- Spanish-language theatrical release poster
- Directed by: Seth Zvi Rosenfeld
- Screenplay by: Seth Zvi Rosenfeld
- Based on: A Brother's Kiss by Seth Zvi Rosenfeld
- Produced by: Bob Potter; E. Bennett Walsh;
- Starring: Nick Chinlund; Michael Raynor;
- Cinematography: Fortunato Procopio
- Edited by: Donna Stern
- Music by: Frank London
- Distributed by: First Look Studios
- Release date: April 25, 1997;
- Running time: 92 minutes
- Country: United States
- Language: English

= A Brother's Kiss =

A Brother's Kiss is a 1997 American independent drama film written and directed by Seth Zvi Rosenfeld and starring Nick Chinlund and Michael Raynor. It is based on the 1988 play by Rosenfeld and also his directorial debut.

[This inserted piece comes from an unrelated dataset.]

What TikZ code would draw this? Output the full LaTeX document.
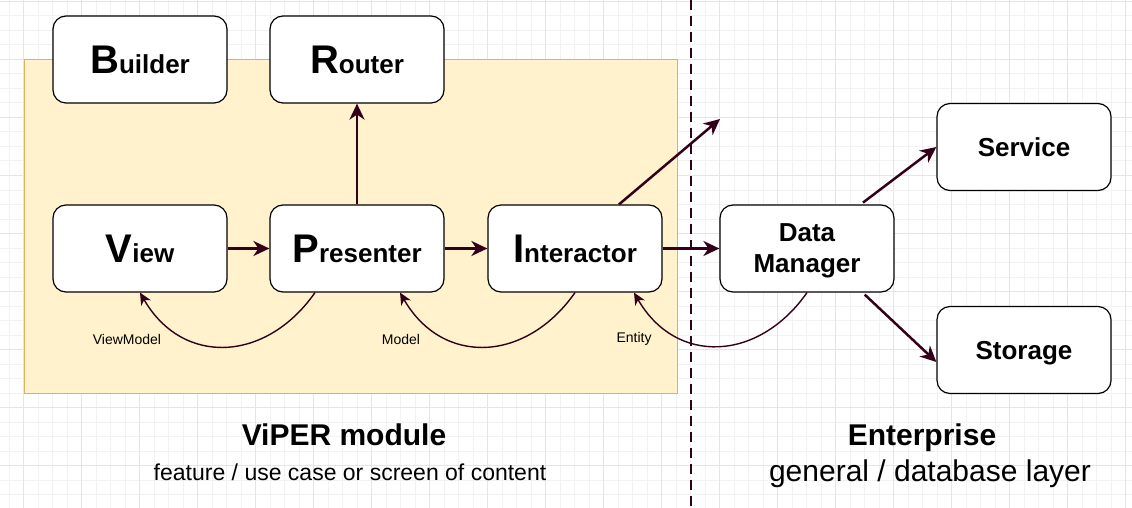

Rosenfeld grew up in the same neighborhood as actor Michael Raynor; Raynor and actor Nick Chinlund were friends as children.

==Plot==
Mick (Michael Raynor) and Lex (Nick Chinlund) are a pair of brothers who grew up in Harlem under circumstances that were difficult at best. Their mother Doreen (Cathy Moriarty) was a diabetic with a drinking problem and difficulty in saying no to men. While she wasn't a sex worker, she grew dependent on the little gifts her lovers would bring by, and as kids, Mick and Lex learned to accept this as the way things were. One night, Mick and Lex were taking a walk in the park when they were accosted by a cop who molested the younger Mick. Lex, older and strong as a grown man, attacked the cop, which led to a stay in a reform school. Years later, Mick is himself a policeman; while he's tried to bury the childhood incident in his past, he still shows emotional scars and is sexually dysfunctional. Lex has taken the more dramatic slide, getting in and out of trouble since reform school and maintaining a going-nowhere job driving a bus. He has a combative relationship with Debbie (Rosie Perez), girlfriend and the mother of his child, while also selling drugs for local dealer Lefty Louie (John Leguizamo). His own habit has developed so far that his sales don't compensate for the amount he uses himself. Mick tries to look out for his big brother, but it might be too late to save him.

==Cast==
- Nick Chinlund as Lex
- Michael Raynor as Mick
- Justin Pierce as Young Lex
- Joshua Danowsky as Young Mick
- John Leguizamo as Lefty
- Cathy Moriarty as Doreen
- Rosie Perez as Debbie
- Michael Rapaport as Stingy
- Marisa Tomei as Missy
- Talent Harris as Vic

==Reception==
  Roger Ebert gave the film three stars. John Petrakis of the Chicago Tribune also gave it three stars. Owen Gleiberman of Entertainment Weekly graded it a B−.